China on Friday unveiled draft guidelines aimed at regulating the export of automotive data, a move that could provide a framework for companies such as Tesla seeking to transfer vehicle-generated data abroad.
The Ministry of Industry and Information Technology (MIIT) outlined circumstances under which companies would or would not be required to undergo security assessments for cross-border data transfers. The new draft, open for public feedback until July 13, is seen as a critical step toward clarifying how China will manage the sensitive issue of data generated by smart vehicles.
According to the guidelines, data collected in China for the purpose of developing autonomous driving or advanced driver assistance systems (ADAS) will be classified as “important” and require regulatory approval before it can be sent overseas. This category encompasses data considered sensitive to national interests or public security.
However, the draft also proposes exemptions for companies based in free trade zones. If the data they process is not specifically restricted within the zone, such firms would not need approval to export it, the ministry said.

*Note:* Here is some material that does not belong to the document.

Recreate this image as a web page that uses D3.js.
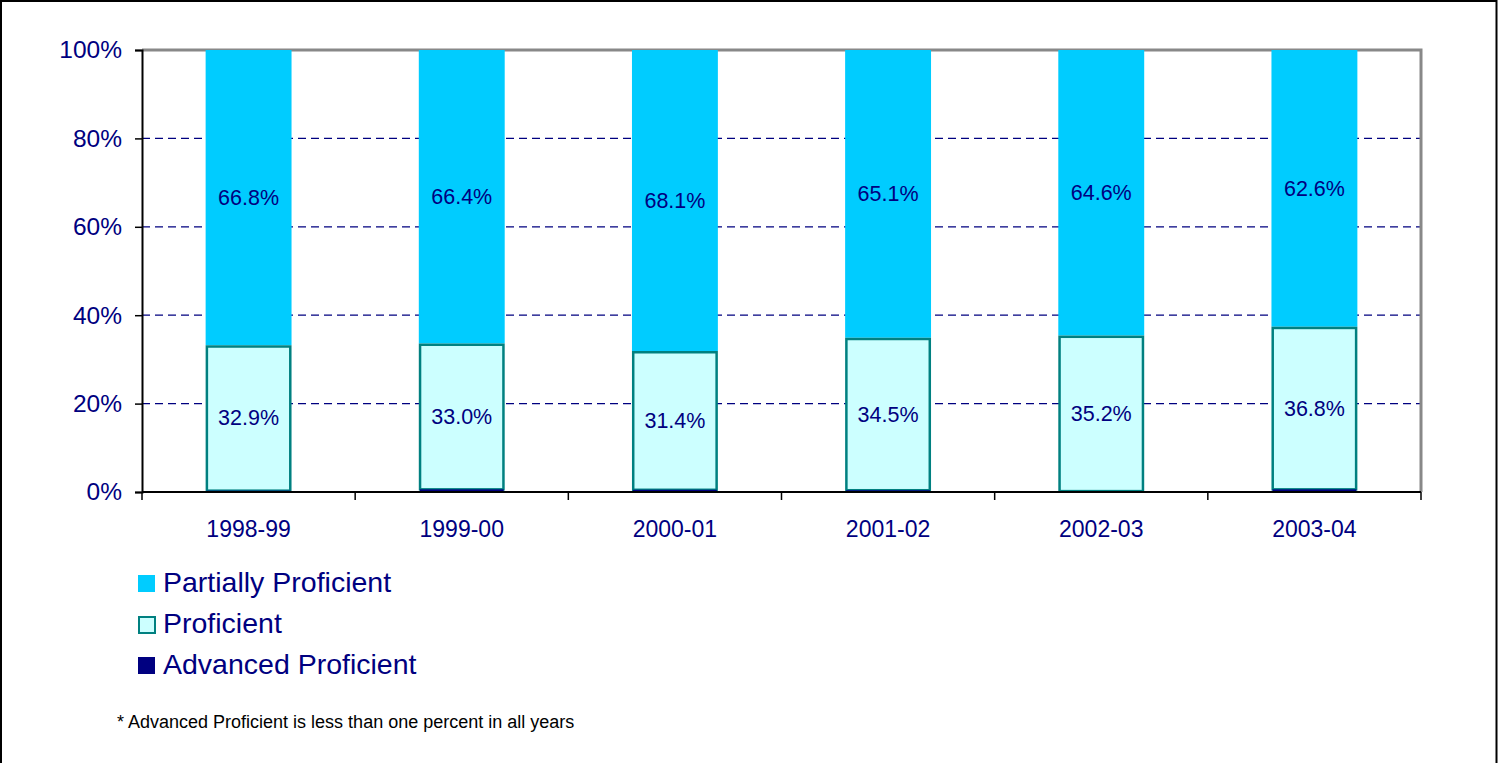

The proposed regulations are highly relevant to Tesla, which has stored data from more than 2 million electric vehicles in China at its Shanghai data center. The U.S. automaker has long sought permission to export that data back to the United States to improve its autonomous driving software, which is developed using AI models trained on large volumes of driving data.
U.S. restrictions also bar Tesla from training its AI software within China. CEO Elon Musk previously described the situation as a “quandary” that limits the performance of Tesla’s Full Self-Driving (FSD) system on Chinese roads.
The draft rules come as Chinese regulators seek to balance national security concerns with a desire to maintain an attractive business environment for foreign automakers and tech companies investing in smart mobility.